It's the Court's Constitution now
When President Donald Trump announced tariffs for Canadian steel and aluminum, Prime Minister Justin Trudeau was indignant. Trade barriers hurt everyone, he said, and imposing them on a friend is an insult. Pretty rich stuff from a country that cannot achieve free trade within its own borders. Provincial monopolies, supply management regimes and regulatory restrictions hinder the passage of goods between provinces. In the recent “free the beer” case, the Supreme Court of Canada regarded internal free trade as so dangerous that it ignored the clear words of the Constitution in order to avoid it.
In 2012, Gerald Comeau, a resident of New Brunswick, was fined for buying beer in Quebec and taking it home. A New Brunswick law gives the New Brunswick liquor corporation a monopoly on the sale of alcohol in the province.
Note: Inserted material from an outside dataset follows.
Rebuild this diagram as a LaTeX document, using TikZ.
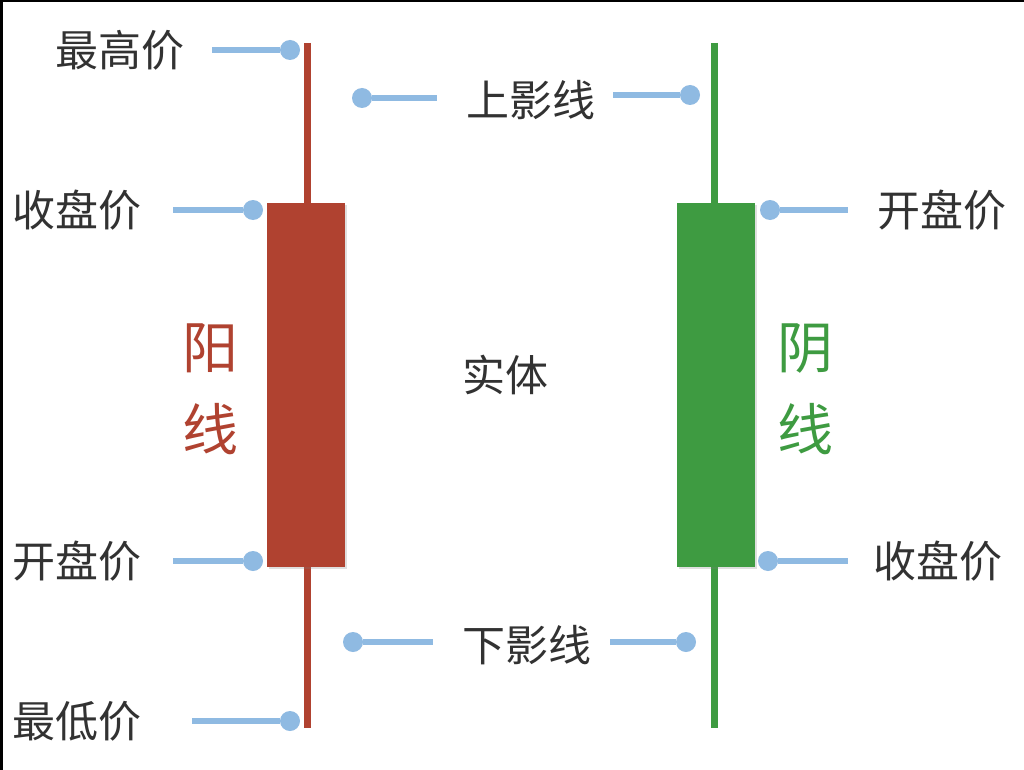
\documentclass[tikz,border=0pt]{standalone}
\usepackage{fontspec}
\newfontfamily\cjk{Noto Sans CJK SC}
\usetikzlibrary{positioning,shadows}
\definecolor{yangred}{RGB}{176,66,48}
\definecolor{yingreen}{RGB}{62,155,65}
\definecolor{pinblue}{RGB}{143,186,226}
\definecolor{txtgray}{RGB}{50,50,50}
\tikzset{
    lbl/.style={font=\cjk\fontsize{43}{50}\selectfont, text=txtgray, inner sep=0pt},
    kind/.style={font=\cjk\fontsize{56}{82}\selectfont, align=center, inner sep=0pt},
    dot/.style={circle, fill=pinblue, inner sep=0pt, minimum size=20pt},
    pin/.style={draw=pinblue, line width=5.5pt},
    wick/.style={line width=7pt},
    body/.style={drop shadow={opacity=0.25, shadow xshift=2pt, shadow yshift=-2pt}}
}
\begin{document}
\begin{tikzpicture}[x=1pt,y=-1pt]
        \useasboundingbox (0,0) rectangle (1024,770);
        \fill[white] (0,0) rectangle (1024,770);
        \draw[line width=5pt] (0,770) -- (0,0) -- (1024,0);

        \draw[wick, yangred] (307,43) -- (307,728);
        \fill[body, yangred] (267,203) rectangle (345,567);
        \draw[wick, yingreen] (714,43) -- (714,728);
        \fill[body, yingreen] (677,203) rectangle (755,567);

        \node[kind, text=yangred] (yang) at (210,389) {阳\\线};
        \node[kind, text=yingreen] (yin) at (805,389) {阴\\线};
        \node[lbl] (shiti) at (505,375) {实体};

        \node[dot] (hiD) at (290,50) {};
        \coordinate (hiE) at (212,50);
        \node[lbl, left=27pt of hiE] (hi) {最高价};
        \draw[pin] (hiE) -- (hiD);

        \node[dot] (lcD) at (253,210) {};
        \coordinate (lcE) at (173,210);
        \node[lbl, left=31pt of lcE] (lc) {收盘价};
        \draw[pin] (lcE) -- (lcD);

        \node[dot] (loD) at (253,561) {};
        \coordinate (loE) at (173,561);
        \node[lbl, left=31pt of loE] (lo) {开盘价};
        \draw[pin] (loE) -- (loD);

        \node[dot] (lowD) at (290,721) {};
        \coordinate (lowE) at (192,721);
        \node[lbl, left=50pt of lowE] (low) {最低价};
        \draw[pin] (lowE) -- (lowD);

        \node[lbl] (up) at (531,100) {上影线};
        \node[dot] (upL) at (362,98) {};
        \node[dot] (upR) at (690,95) {};
        \coordinate (upLE) at (437,98);
        \coordinate (upRE) at (613,95);
        \draw[pin] (upL) -- (upLE);
        \draw[pin] (upRE) -- (upR);

        \node[lbl] (dn) at (527,645) {下影线};
        \node[dot] (dnL) at (353,642) {};
        \node[dot] (dnR) at (686,642) {};
        \coordinate (dnLE) at (433,642);
        \coordinate (dnRE) at (610,642);
        \draw[pin] (dnL) -- (dnLE);
        \draw[pin] (dnRE) -- (dnR);

        \node[dot] (roD) at (770,210) {};
        \coordinate (roE) at (848,210);
        \node[lbl, right=29pt of roE] (ro) {开盘价};
        \draw[pin] (roD) -- (roE);

        \node[dot] (rcD) at (768,561) {};
        \coordinate (rcE) at (848,561);
        \node[lbl, right=25pt of rcE] (rc) {收盘价};
        \draw[pin] (rcD) -- (rcE);
    \end{tikzpicture}
\end{document}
Comeau challenged the fine by citing section 121 of the Constitution Act, 1867, which says that goods will be “admitted free” from any province into any other. In its decision released this April, the Supreme Court shredded section 121 and left it for dead. Instead of striking down the restrictions in the New Brunswick statute, the Court said provincial governments can impede the flow of beer and other goods for any reason at all, as long as limiting trade is not their “primary purpose”. So much for economic union. To protect government from the perils of free trade, the Court remade the Constitution, and by extension the country, by rendering plain words impotent and substituting its own preferences.
So much for the rule of law.
Canada is built to be a free trade country. There are few Constitutional provisions stated more clearly than section 121. Historical evidence confirms that its purpose was to guarantee unrestricted passage of goods. In his oft-quoted speech of February 8, 1865, George Brown said that the idea behind Confederation was to “throw down all barriers between the provinces—to make a citizen of one, citizen of the whole.” But in Comeau, the Supreme Court feared that internal free trade threatened the modern regulatory state. If to be "admitted free" is a constitutional guarantee of free trade, the Court trembled, “the potential reach of s. 121 is vast. Agricultural supply management schemes, public health-driven prohibitions, environmental controls, and innumerable comparable regulatory measures that incidentally impede the passage of goods crossing provincial borders may be invalid.”
It was not the Court’s finest moment. The judgment is “legally wrong, historically flawed, metaphysically rotten and destructive. It is post-truth jurisprudence” says John Robson in a Financial Post comment. According to Professor Malcolm Lavoie of the University of Alberta, counsel for an intervener in the case, the Court’s decision “is not dictated by either the Constitution's text or its underlying principles.” Constitutional law scholar Leonid Sirota says the Court is the spoiled child of the Constitution, who throws tantrums whenever its parent does not conform to its demands. Columnist Andrew Coyne calls out the Court’s “shoddy reasoning, the tendentious reading of simple declarative statements, the selective approach to history, the willful naiveté… (and) the grating hypocrisy.”
The job of courts used to be to apply the law but not to make it. A judge, wrote U.S. Supreme Court Justice Benjamin Cardozo in 1921, “is not to innovate at pleasure. He is not a knight errant, roaming at will in pursuit of his own ideal of beauty or of goodness.” The Supreme Court of Canada has for years disagreed. It has insisted that the Constitution is a “living tree,” which gives license to interpret the Constitution “in a manner that is sensitive to evolving circumstances” (translation: we’ll do whatever we think is right).
The Court has done so on numerous occasions. It has invented a variety of Constitutional rights and requirements, including a Constitutional right to strike, a Crown duty to consult Aboriginal groups, and a government obligation to maintain, once established, injection sites for illegal drugs. These features are not found in the text of the Constitution, but are products of the Court’s roaming. Talented at finding things that are not there, the Court showed in Comeau that it’s also able and willing to ignore things that are. In preferring protectionist measures to free trade, it placed aside the words of the Constitution to protect its own vision of the proper role of government and to validate its conviction that free trade is for dummies.
Economic union? Plain meaning? Historical evidence? Original intent? Not for us, the Court sniffed. The Constitution is a “living tree,” don’t you know, and we will protect government from the perils of free trade. Surely you did not expect Canada’s Constitution to mean what it says.